## start
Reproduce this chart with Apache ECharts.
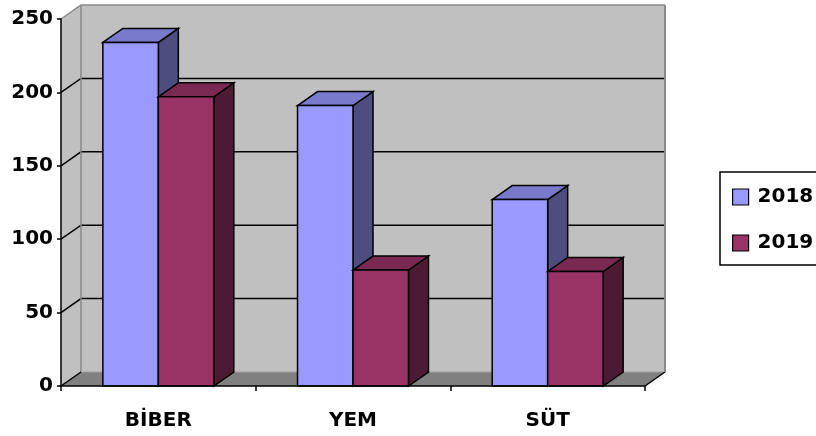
<!DOCTYPE html>
<html><head><meta charset="utf-8">
<script src="https://cdn.jsdelivr.net/npm/echarts@6/dist/echarts.min.js"></script>
<style>html,body{margin:0;padding:0;background:#fff}#c{width:816px;height:436px}</style>
</head><body><div id="c"></div>
<script>
var categories = ['BİBER', 'YEM', 'SÜT'];
var seriesNames = ['2018', '2019'];
var values2018 = [234, 191, 127];
var values2019 = [197, 79, 78];
var yTicks = [0, 50, 100, 150, 200, 250];

var FONT = 'DejaVu Sans';
var DX = 20, DY = -14;
var faceStyles = [
  { front: '#9999ff', top: '#7a7acc', side: '#4d4d80' },
  { front: '#993366', top: '#7a2952', side: '#4d1a33' }
];

function makeBarRender(idx) {
  return function (params, api) {
    var ci = api.value(0), v = api.value(1);
    var p = api.coord([ci, v]);
    var b = api.coord([ci, 0]);
    var bw = api.size([1, 0])[0] * 0.285;
    var x0 = idx === 0 ? p[0] - bw : p[0];
    var x1 = x0 + bw;
    var yt = p[1], yb = b[1];
    var f = faceStyles[idx];
    var st = { stroke: '#000', lineWidth: 1.5, lineJoin: 'miter' };
    return {
      type: 'group',
      children: [
        { type: 'polygon', shape: { points: [[x1, yt], [x1 + DX, yt + DY], [x1 + DX, yb + DY], [x1, yb]] },
          style: Object.assign({ fill: f.side }, st) },
        { type: 'polygon', shape: { points: [[x0, yt], [x0 + DX, yt + DY], [x1 + DX, yt + DY], [x1, yt]] },
          style: Object.assign({ fill: f.top }, st) },
        { type: 'polygon', shape: { points: [[x0, yt], [x1, yt], [x1, yb], [x0, yb]] },
          style: Object.assign({ fill: f.front }, st) }
      ]
    };
  };
}

function wallsRender(params, api) {
  var cs = params.coordSys;
  var L = cs.x, R = cs.x + cs.width, T = cs.y, B = cs.y + cs.height;
  var ch = [];
  ch.push({ type: 'polygon', shape: { points: [[L, B], [L, T], [L + DX, T + DY], [L + DX, B + DY]] }, style: { fill: '#c0c0c0' } });
  ch.push({ type: 'rect', shape: { x: L + DX, y: T + DY, width: R - L, height: B - T }, style: { fill: '#c0c0c0' } });
  ch.push({ type: 'polygon', shape: { points: [[L, B], [L + DX, B + DY], [R + DX, B + DY], [R, B]] }, style: { fill: '#808080' } });
  yTicks.forEach(function (t) {
    var y = api.coord([0, t])[1];
    if (t === 0) return;
    var isTop = t === yTicks[yTicks.length - 1];
    var col = isTop ? '#8a8a8a' : '#000';
    ch.push({ type: 'polyline', shape: { points: [[L, y], [L + DX, y + DY], [R + DX, y + DY]] },
      style: { stroke: col, lineWidth: 1.5, fill: null } });
  });
  ch.push({ type: 'line', shape: { x1: L + DX, y1: T + DY, x2: L + DX, y2: B + DY }, style: { stroke: '#8a8a8a', lineWidth: 1.5 } });
  ch.push({ type: 'line', shape: { x1: R + DX, y1: T + DY, x2: R + DX, y2: B + DY }, style: { stroke: '#8a8a8a', lineWidth: 2 } });
  ch.push({ type: 'line', shape: { x1: L + DX, y1: B + DY, x2: R + DX, y2: B + DY }, style: { stroke: '#a0a0a0', lineWidth: 1 } });
  ch.push({ type: 'line', shape: { x1: L, y1: B, x2: L + DX, y2: B + DY }, style: { stroke: '#000', lineWidth: 1.5 } });
  ch.push({ type: 'line', shape: { x1: R, y1: B, x2: R + DX, y2: B + DY }, style: { stroke: '#000', lineWidth: 1.5 } });
  return { type: 'group', children: ch };
}

var chart = echarts.init(document.getElementById('c'), null, { renderer: 'canvas' });
var labelStyle = { fontSize: 20, fontWeight: 'bold', fontFamily: FONT, color: '#000' };
chart.setOption({
  animation: false,
  backgroundColor: '#fff',
  grid: { left: 61, right: 171, top: 19, bottom: 50 },
  legend: {
    data: seriesNames,
    orient: 'vertical', left: 720, top: 172,
    padding: [15, 40, 12, 12], itemGap: 26, itemWidth: 16, itemHeight: 16,
    borderColor: '#000', borderWidth: 1.5, icon: 'rect',
    itemStyle: { borderColor: '#000', borderWidth: 1.2 },
    textStyle: Object.assign({ padding: [0, 0, 0, 4] }, labelStyle)
  },
  xAxis: {
    type: 'category', data: categories, z: 5,
    axisLine: { lineStyle: { color: '#000', width: 1.5 } },
    axisTick: { show: true, length: 5, lineStyle: { color: '#000', width: 1.5 } },
    axisLabel: Object.assign({ margin: 25 }, labelStyle),
    splitLine: { show: false }
  },
  yAxis: {
    type: 'value', min: 0, max: 250, interval: 50, z: 5,
    axisLine: { show: true, lineStyle: { color: '#000', width: 1.5 } },
    axisTick: { show: true, length: 4, lineStyle: { color: '#000', width: 1.5 } },
    axisLabel: Object.assign({ margin: 8 }, labelStyle),
    splitLine: { show: false }
  },
  series: [
    { type: 'custom', name: 'walls', renderItem: wallsRender, data: [[0, 0]], silent: true, z: 1, clip: false },
    { type: 'custom', name: seriesNames[0], renderItem: makeBarRender(0), z: 2, clip: false,
      itemStyle: { color: faceStyles[0].front },
      data: categories.map(function (c, i) { return [i, values2018[i]]; }) },
    { type: 'custom', name: seriesNames[1], renderItem: makeBarRender(1), z: 2, clip: false,
      itemStyle: { color: faceStyles[1].front },
      data: categories.map(function (c, i) { return [i, values2019[i]]; }) }
  ]
});
</script>
</body></html>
## end
Go through the listing above and quote it exactly, apart from its images.

Reproduce this chart with Apache ECharts.
<!DOCTYPE html>
<html><head><meta charset="utf-8">
<script src="https://cdn.jsdelivr.net/npm/echarts@6/dist/echarts.min.js"></script>
<style>html,body{margin:0;padding:0;background:#fff}#c{width:816px;height:436px}</style>
</head><body><div id="c"></div>
<script>
var categories = ['BİBER', 'YEM', 'SÜT'];
var seriesNames = ['2018', '2019'];
var values2018 = [234, 191, 127];
var values2019 = [197, 79, 78];
var yTicks = [0, 50, 100, 150, 200, 250];

var FONT = 'DejaVu Sans';
var DX = 20, DY = -14;
var faceStyles = [
  { front: '#9999ff', top: '#7a7acc', side: '#4d4d80' },
  { front: '#993366', top: '#7a2952', side: '#4d1a33' }
];

function makeBarRender(idx) {
  return function (params, api) {
    var ci = api.value(0), v = api.value(1);
    var p = api.coord([ci, v]);
    var b = api.coord([ci, 0]);
    var bw = api.size([1, 0])[0] * 0.285;
    var x0 = idx === 0 ? p[0] - bw : p[0];
    var x1 = x0 + bw;
    var yt = p[1], yb = b[1];
    var f = faceStyles[idx];
    var st = { stroke: '#000', lineWidth: 1.5, lineJoin: 'miter' };
    return {
      type: 'group',
      children: [
        { type: 'polygon', shape: { points: [[x1, yt], [x1 + DX, yt + DY], [x1 + DX, yb + DY], [x1, yb]] },
          style: Object.assign({ fill: f.side }, st) },
        { type: 'polygon', shape: { points: [[x0, yt], [x0 + DX, yt + DY], [x1 + DX, yt + DY], [x1, yt]] },
          style: Object.assign({ fill: f.top }, st) },
        { type: 'polygon', shape: { points: [[x0, yt], [x1, yt], [x1, yb], [x0, yb]] },
          style: Object.assign({ fill: f.front }, st) }
      ]
    };
  };
}

function wallsRender(params, api) {
  var cs = params.coordSys;
  var L = cs.x, R = cs.x + cs.width, T = cs.y, B = cs.y + cs.height;
  var ch = [];
  ch.push({ type: 'polygon', shape: { points: [[L, B], [L, T], [L + DX, T + DY], [L + DX, B + DY]] }, style: { fill: '#c0c0c0' } });
  ch.push({ type: 'rect', shape: { x: L + DX, y: T + DY, width: R - L, height: B - T }, style: { fill: '#c0c0c0' } });
  ch.push({ type: 'polygon', shape: { points: [[L, B], [L + DX, B + DY], [R + DX, B + DY], [R, B]] }, style: { fill: '#808080' } });
  yTicks.forEach(function (t) {
    var y = api.coord([0, t])[1];
    if (t === 0) return;
    var isTop = t === yTicks[yTicks.length - 1];
    var col = isTop ? '#8a8a8a' : '#000';
    ch.push({ type: 'polyline', shape: { points: [[L, y], [L + DX, y + DY], [R + DX, y + DY]] },
      style: { stroke: col, lineWidth: 1.5, fill: null } });
  });
  ch.push({ type: 'line', shape: { x1: L + DX, y1: T + DY, x2: L + DX, y2: B + DY }, style: { stroke: '#8a8a8a', lineWidth: 1.5 } });
  ch.push({ type: 'line', shape: { x1: R + DX, y1: T + DY, x2: R + DX, y2: B + DY }, style: { stroke: '#8a8a8a', lineWidth: 2 } });
  ch.push({ type: 'line', shape: { x1: L + DX, y1: B + DY, x2: R + DX, y2: B + DY }, style: { stroke: '#a0a0a0', lineWidth: 1 } });
  ch.push({ type: 'line', shape: { x1: L, y1: B, x2: L + DX, y2: B + DY }, style: { stroke: '#000', lineWidth: 1.5 } });
  ch.push({ type: 'line', shape: { x1: R, y1: B, x2: R + DX, y2: B + DY }, style: { stroke: '#000', lineWidth: 1.5 } });
  return { type: 'group', children: ch };
}

var chart = echarts.init(document.getElementById('c'), null, { renderer: 'canvas' });
var labelStyle = { fontSize: 20, fontWeight: 'bold', fontFamily: FONT, color: '#000' };
chart.setOption({
  animation: false,
  backgroundColor: '#fff',
  grid: { left: 61, right: 171, top: 19, bottom: 50 },
  legend: {
    data: seriesNames,
    orient: 'vertical', left: 720, top: 172,
    padding: [15, 40, 12, 12], itemGap: 26, itemWidth: 16, itemHeight: 16,
    borderColor: '#000', borderWidth: 1.5, icon: 'rect',
    itemStyle: { borderColor: '#000', borderWidth: 1.2 },
    textStyle: Object.assign({ padding: [0, 0, 0, 4] }, labelStyle)
  },
  xAxis: {
    type: 'category', data: categories, z: 5,
    axisLine: { lineStyle: { color: '#000', width: 1.5 } },
    axisTick: { show: true, length: 5, lineStyle: { color: '#000', width: 1.5 } },
    axisLabel: Object.assign({ margin: 25 }, labelStyle),
    splitLine: { show: false }
  },
  yAxis: {
    type: 'value', min: 0, max: 250, interval: 50, z: 5,
    axisLine: { show: true, lineStyle: { color: '#000', width: 1.5 } },
    axisTick: { show: true, length: 4, lineStyle: { color: '#000', width: 1.5 } },
    axisLabel: Object.assign({ margin: 8 }, labelStyle),
    splitLine: { show: false }
  },
  series: [
    { type: 'custom', name: 'walls', renderItem: wallsRender, data: [[0, 0]], silent: true, z: 1, clip: false },
    { type: 'custom', name: seriesNames[0], renderItem: makeBarRender(0), z: 2, clip: false,
      itemStyle: { color: faceStyles[0].front },
      data: categories.map(function (c, i) { return [i, values2018[i]]; }) },
    { type: 'custom', name: seriesNames[1], renderItem: makeBarRender(1), z: 2, clip: false,
      itemStyle: { color: faceStyles[1].front },
      data: categories.map(function (c, i) { return [i, values2019[i]]; }) }
  ]
});
</script>
</body></html>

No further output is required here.